Concept breakdown of the robotic arm system (via Lancet & the Guardian)
I never bought that IQ tests were the ultimate measure of intelligence. A paraplegic woman has shown that she has an almost genius-like affinity towards learning how to move a robotic arm with only her thoughts, blowing away researchers with her fast progress.
Jan Scheuermann, now 52 years old, was a business owner in California, when at age 36, she noticed that she was beginning to lose control of her legs. Just six year after, she had lost all movement of her body below her neck due to a spinocerebellar degenerative disease that damaged the connection between her brain and spinal cord.
In 1998, she returned to her hometown of Pittsburgh, PA, but it was not till 2011 that a friend told her about exciting medical experiments being done at the University of Pittsburgh Medical Center (UPMC) that aimed to help those with quadriplegia. She immediately jumped at the opportunity to be submitted to some experiment.
Luckily for her, the UPMC was looking for patients to try a new brain-computer interface (BCI, also referred to as a brain-machine interface or a brain-controlled interface) that would allow a paraplegic or quadriplegic patient to control a robotic arm with only their thoughts. This procedure would involve invasive surgery. Before it took place, Scheuermann declared she would feed herself a bar of chocolate before the experiment was over; a feat she has not accomplished in 10 years.
So the process began by implanting two 4mm^2 microelectrode chips, each containing 96 electrodes, directly over the left motor cortex. Each of these electrodes measure just 1.5mm, and they penetrated just under the surface of the brain. The piece of her skull, which had to be removed for the implant, was put back, but this time, Scheuermann had wires sticking out of her head that connected the electrodes to the computer interface. The BCI was designed to filter and interpret neuron signals, in real-time, using functional magnetic resonance imaging and complex algorithms developed by researcher and professor of neurology, Andrew Schwartz, and his team.
When she woke, she was connected to the BCI and was told to imagine she was moving her arm, wrist and hand. The researchers were pleased to see the different groups of neurons firing with different motions Scheuermann imagined.
The robotic arm, whom Scheuermann called Hector, was designed to have 7 degrees of freedom.
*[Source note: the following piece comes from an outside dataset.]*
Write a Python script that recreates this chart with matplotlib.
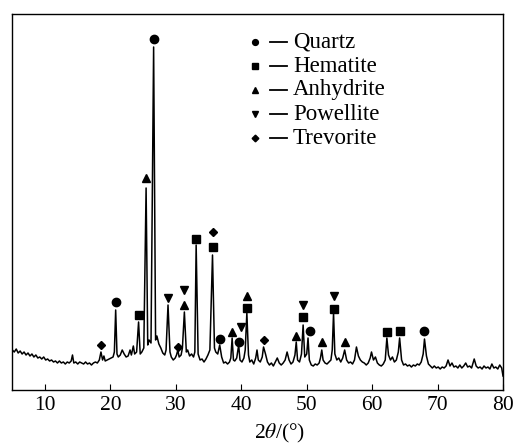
import matplotlib
matplotlib.use("Agg")
import matplotlib.pyplot as plt

plt.rcParams['font.family'] = ['Liberation Serif', 'DejaVu Serif']
plt.rcParams['mathtext.fontset'] = 'stix'

# Traced XRD pattern (2theta in degrees, intensity in arbitrary units)
two_theta = [
    5.0, 5.3, 5.6, 5.9, 6.2, 6.5, 6.8, 7.1, 7.4, 7.7, 8.0, 8.3, 8.6, 8.9, 9.2, 9.5, 9.8,
    10.1, 10.4, 10.7, 11.0, 11.3, 11.6, 11.9, 12.2, 12.5, 12.8, 13.1, 13.4, 13.7, 14.0,
    14.2, 14.4, 14.7, 15.0, 15.3, 15.6, 15.9, 16.2, 16.5, 16.8, 17.1, 17.4, 17.7, 18.0,
    18.3, 18.55, 18.8, 19.0, 19.2, 19.5, 19.8, 20.1, 20.4, 20.6, 20.8, 21.0, 21.2, 21.5,
    21.8, 22.1, 22.4, 22.7, 23.0, 23.2, 23.5, 23.7, 24.0, 24.3, 24.55, 24.8, 25.1, 25.45,
    25.7, 25.9, 26.2, 26.6, 26.9, 27.1, 27.4, 27.7, 28.0, 28.3, 28.5, 28.8, 29.1, 29.3,
    29.6, 29.9, 30.1, 30.3, 30.5, 30.8, 31.0, 31.3, 31.6, 31.8, 32.1, 32.4, 32.7, 32.9,
    33.1, 33.4, 33.7, 34.0, 34.3, 34.6, 34.9, 35.2, 35.6, 35.9, 36.1, 36.4, 36.7, 37.0,
    37.3, 37.6, 37.9, 38.2, 38.4, 38.6, 38.8, 39.0, 39.3, 39.6, 39.8, 40.1, 40.4, 40.6,
    40.85, 41.1, 41.3, 41.6, 41.9, 42.2, 42.4, 42.6, 42.9, 43.2, 43.4, 43.7, 44.0, 44.3,
    44.6, 44.9, 45.2, 45.5, 45.8, 46.1, 46.4, 46.7, 47.0, 47.3, 47.6, 47.9, 48.2, 48.4,
    48.6, 48.9, 49.2, 49.45, 49.7, 50.0, 50.2, 50.4, 50.7, 51.0, 51.3, 51.6, 51.9, 52.1,
    52.3, 52.5, 52.8, 53.1, 53.4, 53.7, 53.9, 54.1, 54.3, 54.6, 54.9, 55.2, 55.5, 55.8,
    56.1, 56.4, 56.7, 57.0, 57.3, 57.6, 57.9, 58.2, 58.5, 58.8, 59.1, 59.4, 59.7, 59.9,
    60.2, 60.5, 60.8, 61.1, 61.4, 61.7, 62.0, 62.25, 62.5, 62.8, 63.1, 63.4, 63.7, 64.0,
    64.2, 64.5, 64.8, 65.1, 65.4, 65.7, 66.0, 66.3, 66.6, 66.9, 67.2, 67.5, 67.8, 68.0,
    68.3, 68.6, 68.9, 69.2, 69.5, 69.8, 70.1, 70.4, 70.7, 71.0, 71.3, 71.6, 71.9, 72.2,
    72.5, 72.8, 73.1, 73.4, 73.7, 74.0, 74.3, 74.6, 74.9, 75.2, 75.6, 75.9, 76.2, 76.5,
    76.8, 77.1, 77.4, 77.7, 78.0, 78.3, 78.6, 78.9, 79.2, 79.5, 79.8, 80.0,
]
intensity = [
    40, 38, 41, 37, 39, 36, 38, 35, 37, 34, 36, 33, 35, 32, 33, 31, 33,
    30, 31, 29, 30, 28, 29, 27, 29, 27, 28, 26, 28, 27, 29,
    35, 27, 28, 26, 28, 27, 26, 28, 26, 27, 25, 27, 28, 27,
    30, 38, 30, 34, 29, 30, 31, 32, 33, 38, 80, 36, 33, 35,
    40, 36, 33, 34, 40, 35, 44, 36, 38, 68, 36, 38, 42, 202,
    45, 50, 47, 343, 50, 54, 46, 42, 37, 35, 40, 85, 38, 33,
    30, 32, 35, 40, 33, 35, 42, 78, 38, 40, 34, 36, 33, 38,
    145, 36, 30, 31, 28, 31, 35, 40, 135, 42, 38, 36, 45, 33,
    27, 28, 26, 28, 32, 52, 30, 29, 32, 45, 30, 28, 32, 40,
    77, 35, 28, 30, 26, 32, 40, 30, 28, 33, 43, 36, 28, 25,
    27, 24, 28, 32, 27, 25, 27, 30, 38, 30, 26, 28, 35, 48,
    30, 28, 36, 65, 33, 36, 52, 30, 25, 24, 26, 25, 27, 32,
    40, 30, 27, 26, 28, 30, 40, 77, 36, 30, 32, 28, 32, 40,
    30, 27, 28, 26, 30, 43, 34, 30, 28, 27, 25, 27, 32, 38,
    30, 33, 27, 25, 24, 26, 30, 52, 35, 30, 33, 28, 30, 38,
    52, 30, 25, 26, 24, 25, 23, 25, 24, 26, 25, 28, 36, 51,
    34, 26, 24, 22, 24, 22, 23, 21, 23, 22, 24, 30, 24, 27,
    23, 24, 22, 25, 22, 24, 27, 23, 24, 22, 31, 24, 22, 23,
    21, 24, 22, 23, 21, 26, 22, 23, 21, 25, 22, 14,
]

# Phase markers (x position, marker height)
quartz_x = [20.8, 26.6, 36.75, 39.6, 50.5, 68.0]
quartz_y = [88, 351, 51, 48, 59, 59]
hematite_x = [24.3, 33.1, 35.6, 40.85, 49.45, 54.1, 62.25, 64.2]
hematite_y = [75, 151, 143, 82, 73, 81, 58, 59]
anhydrite_x = [25.45, 31.3, 38.6, 40.85, 48.4, 52.3, 55.8]
anhydrite_y = [212, 85, 58, 94, 54, 48, 48]
powellite_x = [28.8, 31.3, 39.9, 49.45, 54.1]
powellite_y = [92, 100, 63, 85, 94]
trevorite_x = [18.55, 30.3, 35.6, 43.4]
trevorite_y = [45, 43, 158, 50]

phase_names = ['Quartz', 'Hematite', 'Anhydrite', 'Powellite', 'Trevorite']
phase_markers = ['o', 's', '^', 'v', 'D']

W, H = 516, 446
fig = plt.figure(figsize=(W / 100, H / 100), dpi=100)
ax_l, ax_r, ax_t, ax_b = 12.3, 503, 14, 390
ax = fig.add_axes([ax_l / W, 1 - ax_b / H, (ax_r - ax_l) / W, (ax_b - ax_t) / H])

ax.plot(two_theta, intensity, color='black', lw=1.1)

msizes = [6.0, 5.2, 5.6, 5.6, 4.2]
series = [(quartz_x, quartz_y), (hematite_x, hematite_y), (anhydrite_x, anhydrite_y),
          (powellite_x, powellite_y), (trevorite_x, trevorite_y)]
for (xs, ys), m, ms in zip(series, phase_markers, msizes):
    ax.plot(xs, ys, linestyle='none', marker=m, color='black', markersize=ms)

ax.set_xlim(5, 80)
ax.set_ylim(0, 376)
ax.set_xticks([10, 20, 30, 40, 50, 60, 70, 80])
ax.set_yticks([])
ax.tick_params(axis='x', direction='in', length=4, width=0.8, pad=4,
               labelsize=15.5, top=False)
for s in ax.spines.values():
    s.set_linewidth(1.0)

# legend (custom, as in the figure)
leg_y = [42, 66, 90, 114, 138]
leg_ms = [4.2, 4.0, 4.4, 4.4, 3.4]
for name, m, yp, ms in zip(phase_names, phase_markers, leg_y, leg_ms):
    fy = 1 - yp / H
    fig.lines.append(plt.Line2D([255 / W], [fy], marker=m, color='black',
                                markersize=ms, linestyle='none',
                                transform=fig.transFigure))
    fig.lines.append(plt.Line2D([270 / W, 287 / W], [fy, fy], color='black',
                                lw=1.3, transform=fig.transFigure))
    fig.text(293 / W, fy, name, fontsize=16.5, ha='left', va='center')

fig.text(280 / W, 1 - 433 / H, r'2$\theta$/(°)', fontsize=15.5,
         ha='center', va='center')

fig.savefig('out.png', dpi=100)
It moves up and down, side-to-side, forward and backward, control the pitch, yaw and roll of the wrist and open and close the hand.
The UPMC system is innovative in that it allows users to use more general thoughts in controlling the robotic arm. Instead of focusing on spatial positioning, patients can think of tasks like “grab the chocolate” and the natural neural messages that would normally accomplish that task are the ones used to direct the robotic arm. Researchers hope this will make the system more intuitive and easier to use.
With in just two days, Jan could move the arm in all six spatial directions. After three weeks, she could position it in more particular orientations to grab things like cones, blocks and small objects and move them to a desired space. Researchers thought these tasks would take months. After three months, the BCI better ignored false signals and Jan was able to perform 91.6% of all tasks while completing them 30 seconds faster than she initially could.
Eventually, her performance plateaued partially due to scar tissue that formed on the tips of the electrodes that impeded the clear transmission of neuron signals to the BCI. Researchers will improve future iterations of the system by using electrodes that are 5 thousandths of a millimeter that would not trigger the scarring process.
In the future, apart from thinner electrodes, the UPMC wants to make the system wireless. Schwartz also said future systems might include electrodes in different parts of the brain with the ability to transmit texture and temperature from the robot arm to the user’s brain.
With regard to the innovative UPMC system, Dr. Michael Boninger, a fellow UPMC researcher said, “The biggest change is the sophistication with which we’ve learned to interpret electrical activity in the brain.” As for Scheuermann, she said, “I keep saying this is the rollercoaster, this is the skydiving. It’s just fabulous and I’m enjoying every second of it. This is the ride of my life.”